Derek Jeter Robinson Cano Mark Teixeira

Kim Klement-USA TODAY Sports

In a recent Grapefruit League game, New York Yankees radio broadcaster John Sterling told co-host Suzyn Waldman “Ya know, Suzyn you just can’t predict baseball.” What Sterling said needs to be on the minds of all the Yankees as they fight through what has been a tough start to the season, otherwise they may find themselves somewhere they have not been in a long time — the cellar.

Many have been working on the 2013 Yankees obituary even before the sudden rash of bad luck, but the fact is the Yankees can still be a threat in a very winnable AL East. The Toronto Blue Jays‘ spending spree doesn’t mean anything right now, other than they have a higher payroll.

Any team that has Derek Jeter as their leader has a chance, and the good thing about the Yankees is that it does not end with Jeter. As many times as the media has wanted to write off the Yankees as being old and this being the year the run comes to an end, the team still boasts a very impressive roster.

Even without stars Curtis Granderson and Mark Teixeira, the Yankees still have many weapons in the arsenal. Also, those guys will be back — well at the very least, Granderson will be.

The AL East isn’t as powerful as it once was. There isn’t one team that stands head and shoulders above the rest of the pack. This helps the Yankees this season as they will need time to not only get healthy, but also to get used to playing together.

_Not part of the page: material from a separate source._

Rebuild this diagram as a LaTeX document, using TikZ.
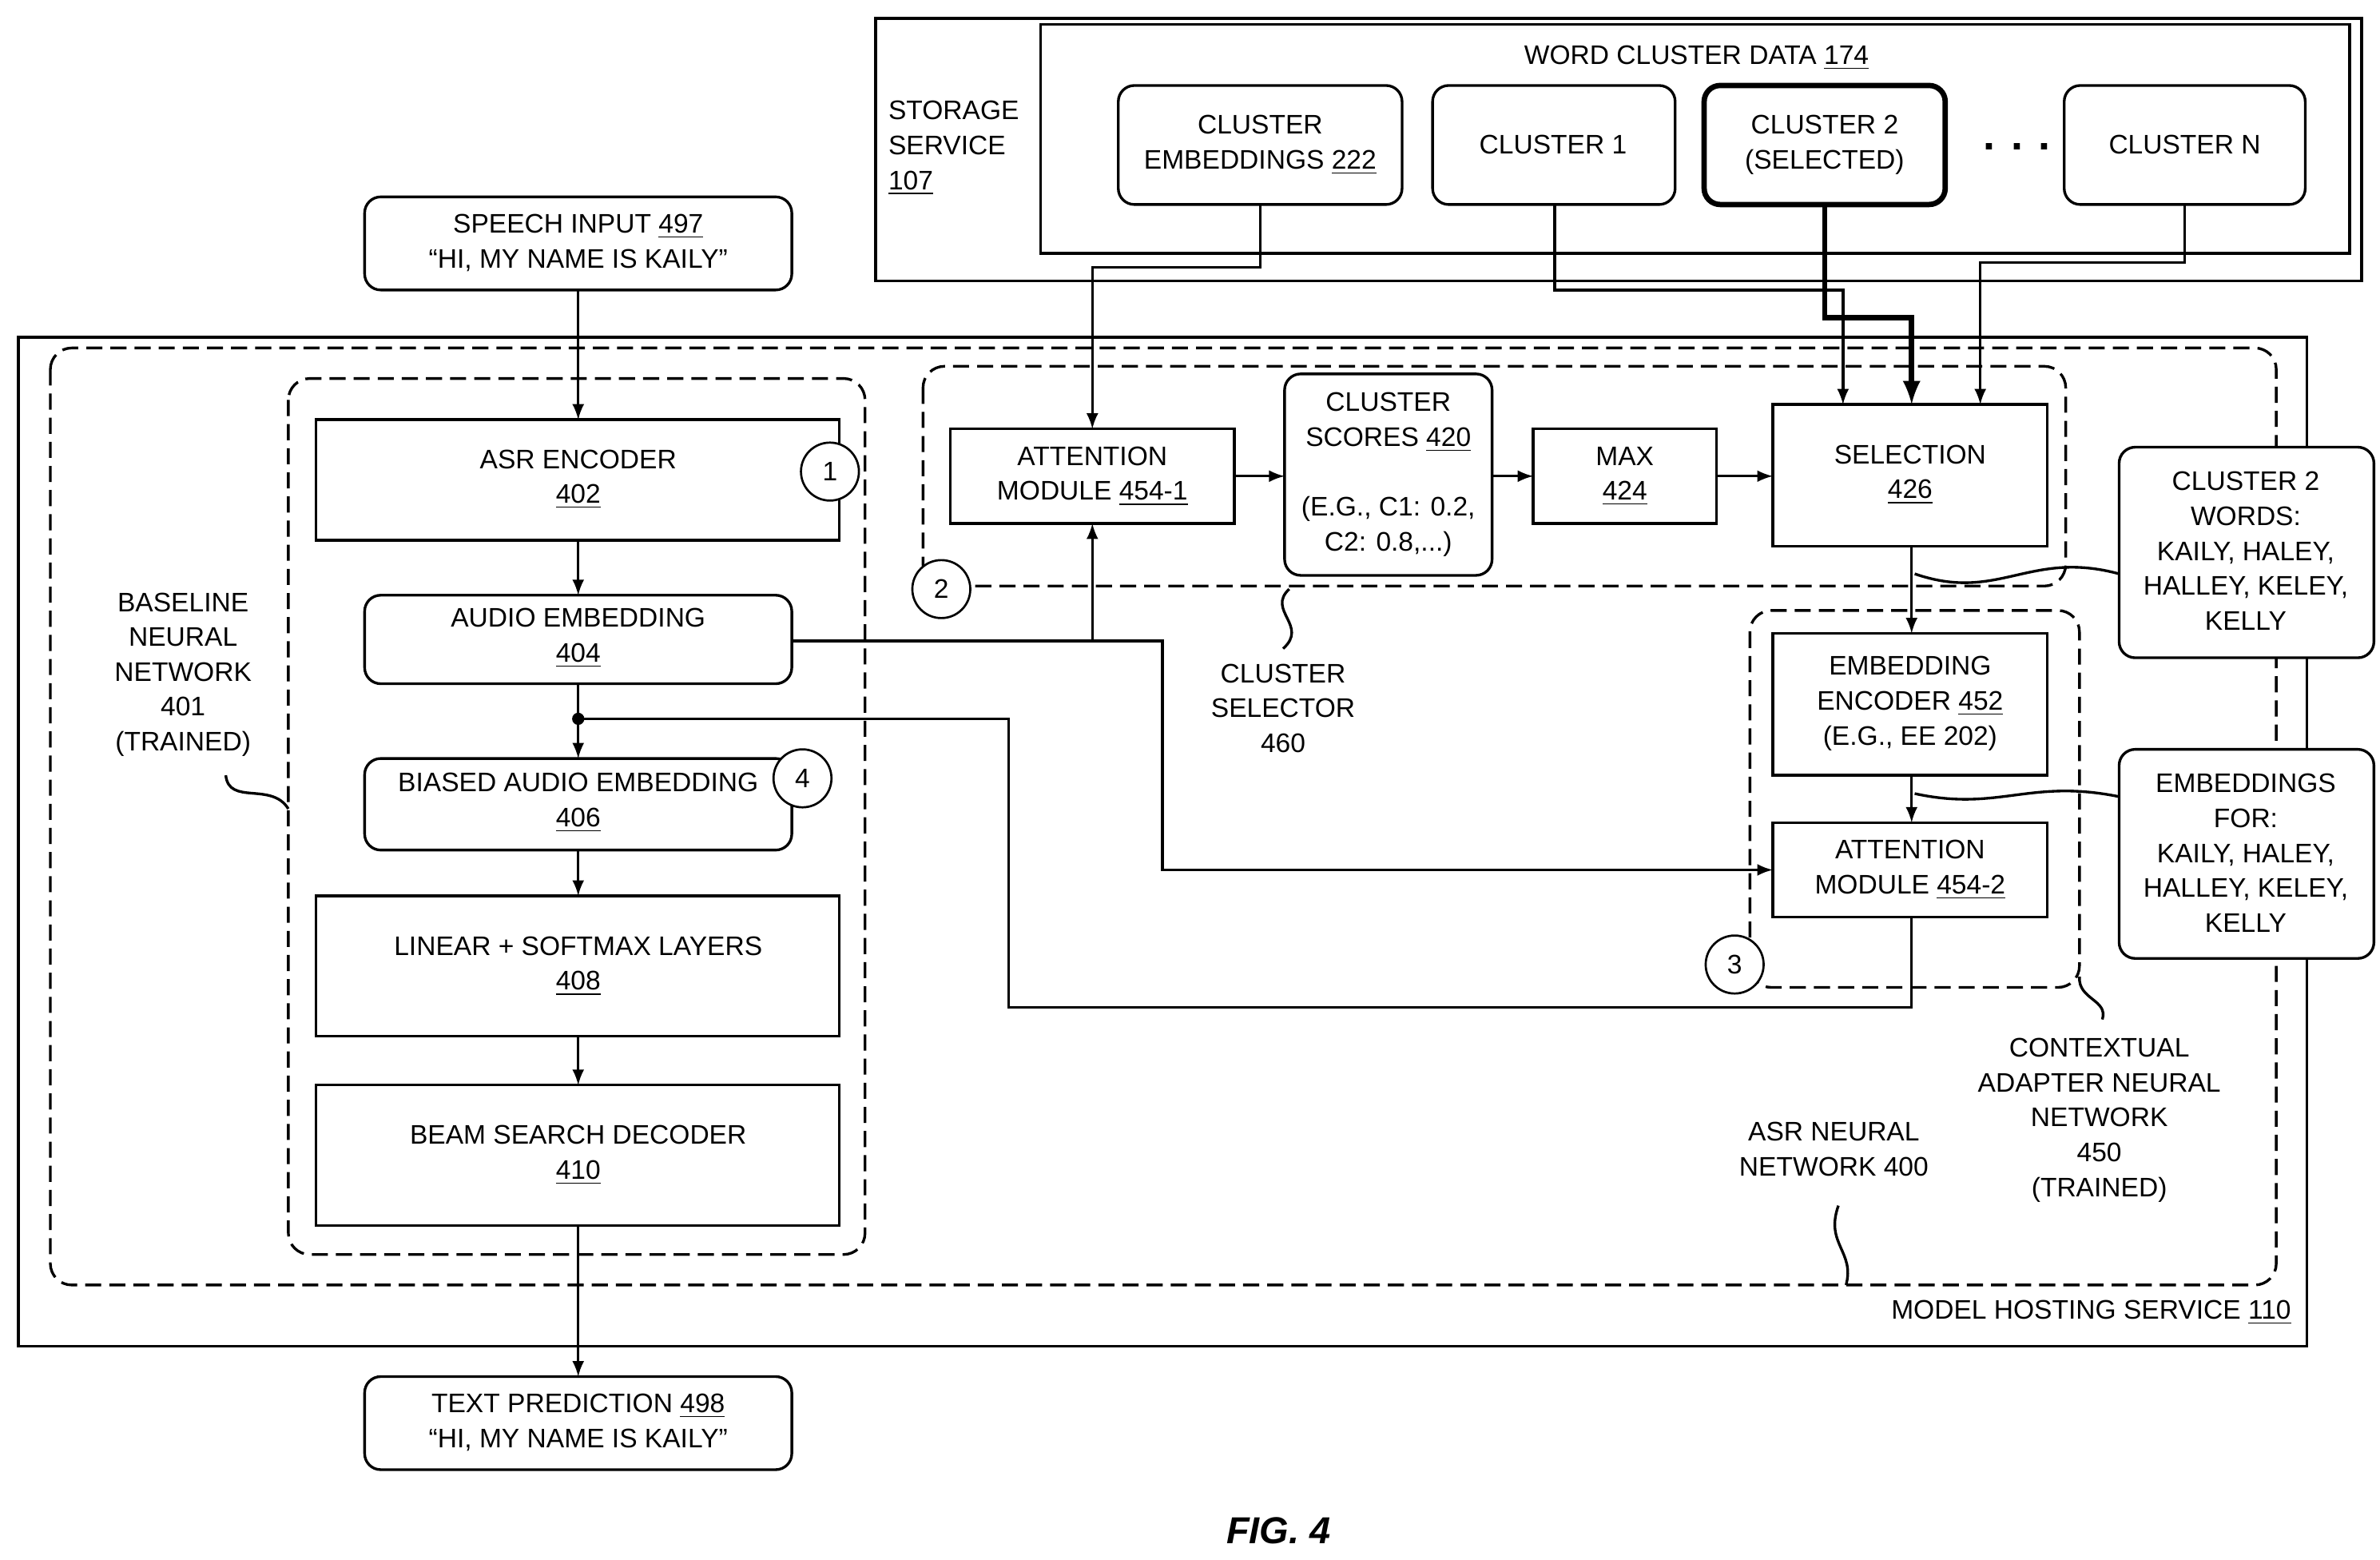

The Yankees are led by Jeter, but powered by Robinson Cano. If anyone missed the show Cano put on during the World Baseball Classic, he led the Dominican Republic to the WBC Championship, hit a staggering .469/.514/.781 with four doubles and two homers, setting a WBC record with 15 hits.

Cano also snagged a few individual awards – the Pool C MVP for the first round, Pool 2 MVP for the second round and he capped it off with an overall WBC MVP.

It would be hard to argue that there is a better middle infield in all of baseball than Jeter and Cano, who is also in a contract year and already seems ready to show his worth, which may hurt the Yankees in the long run, but can only help this season.

Throughout Spring Training, everything about the Yankees has been negative and it seems the fans and media following MLB have forgotten how many Yankees stars are left. This season, the Yankees pitching staff will decide the fate of the team. Having a horse like CC Sabathia leading the way with future Hall of Fame pitchers Andy Pettitte and Mariano Rivera strengthens the Yankees chances in this season.

Having All-Stars like Cano and Jeter would give any team a chance, but the stars don’t stop shinning there. The Yankees have one of the most durable pitchers to ever come from Japan — Hiroki Kuroda. The Yankees will rely on the pitching staff more than ever this year, and having one of the most reliable pitchers in the baseball only increases the Yankees chances at another division title.

Pitching leading the way is not something fans are used to from the Bronx Bombers, but the team will need to win games 3-1 or 4-2 this year, and there will be less home runs; but at the end of the day, a Yankees win is a Yankees win.

Another product of the fine Japanese baseball system, Ichiro Suzuki, is having his best spring ever. Suzuki, along with fellow outfielder Brett Gardner, are doing what great teams do when players go down — stepping-in and stepping-up. That is exactly what Gardner and Suzuki have been doing this spring, which is a very good sign for the Yankees.

Of course, the fans that despise “The Evil Empire” will want to point out the lack of depth, the injuries, the “Who’s on First” routine and the questions at the back-end of the Yankees rotation as reasons to give the Yankees no chance. How can a team with so many stars have no chance?

The Yankees, even without the injured players, have as good a team, top-to-bottom, as any other in the wide-open division.

When the Yankees get healthy, the rest of the league better hope they come out of the gate slow, or they will be the team that runs away with the division.